賃貸物件の管理や経営において「賃貸借契約の更新交渉」は避けては通れないタスクのひとつです。
賃貸借契約の更新交渉ではトラブルに発展してしまうケースも少なくないため、あらかじめ正しい知識を身につけておきましょう。
今回は、賃貸借契約の更新交渉の対応方法や家賃の値上げ交渉、よくあるトラブルについて解説します。
賃貸物件の入居者は、近隣の類似した物件の家賃相場や税金の変動などを考慮して、自身が支払っている家賃が不適当であると判断できる場合には、家賃の減額を請求できるとされています。
逆にいうと、上記の条件を満たさない場合は、入居者からの更新交渉に応じる必要はありません。
ただし、更新交渉を拒否するだけではなく、状況に応じて適切な対応をおこなうことが望ましいです。
たとえば、共用部の改善や各種設備のグレードアップなど、入居者にとって魅力的な代替案を提示できると良いでしょう。

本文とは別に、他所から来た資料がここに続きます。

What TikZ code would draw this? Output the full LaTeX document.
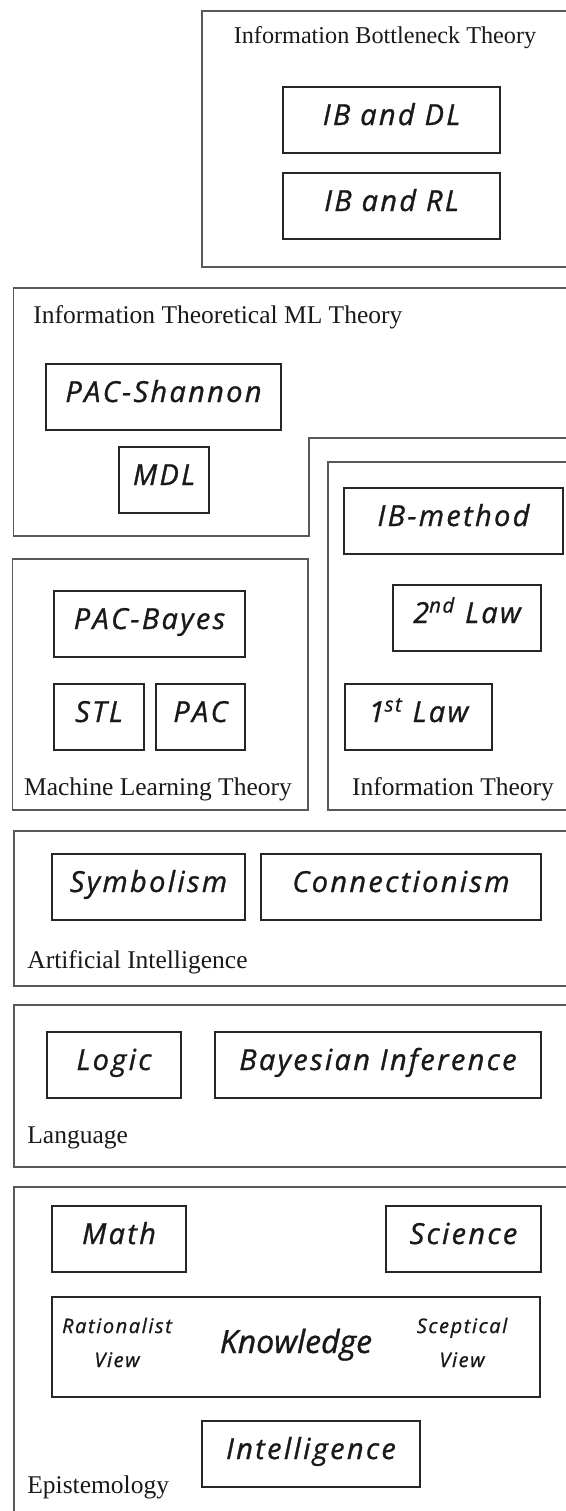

賃貸物件の家賃の値上げは「増税により賃貸経営が厳しくなる場合」「近隣の家賃相場が上がった場合」「近隣の家賃相場よりも低く家賃を設定していた場合」などの条件を満たすのであれば可能です。
ただし、家賃値上げの際は適切な根拠や理由を提示して同意を得る必要があり、値上げに応じないからといって入居者を強制的に退去させることはできません。
また、値上げを申し入れるタイミングも大切であり、賃貸借契約の更新時期は避けるのが望ましいでしょう。
もしも、同意を得られないまま契約満了日を過ぎてしまうと法定更新となり、今までと同じ条件で契約しなくてはならないためです。
前述のとおり、家賃値上げの同意を得られないまま契約満了日を過ぎてしまうと法定更新となり、今までと同じ条件で契約することになるうえ、更新料が未払いであったとしても請求できなくなってしまいます。
さらに、法定更新となった場合、契約期間に定めがないため、そのときだけでなく将来的にも更新料を請求できなくなります。
法定更新は入居者保護を目的としたルールであるため、貸主が納得できない契約内容であったとしても、どうすることもできないのが現状です。
また、賃貸借契約の更新交渉がうまくいかずに訴訟に発展してしまうケースもあります。
当事者間での話し合いがもつれた場合には民事調停を申し立てられますが、合意に至らなければ裁判で争わなければなりません。
訴訟には多くのコストがかかるため「費用対効果」を冷静に見極めて対応するようにしましょう。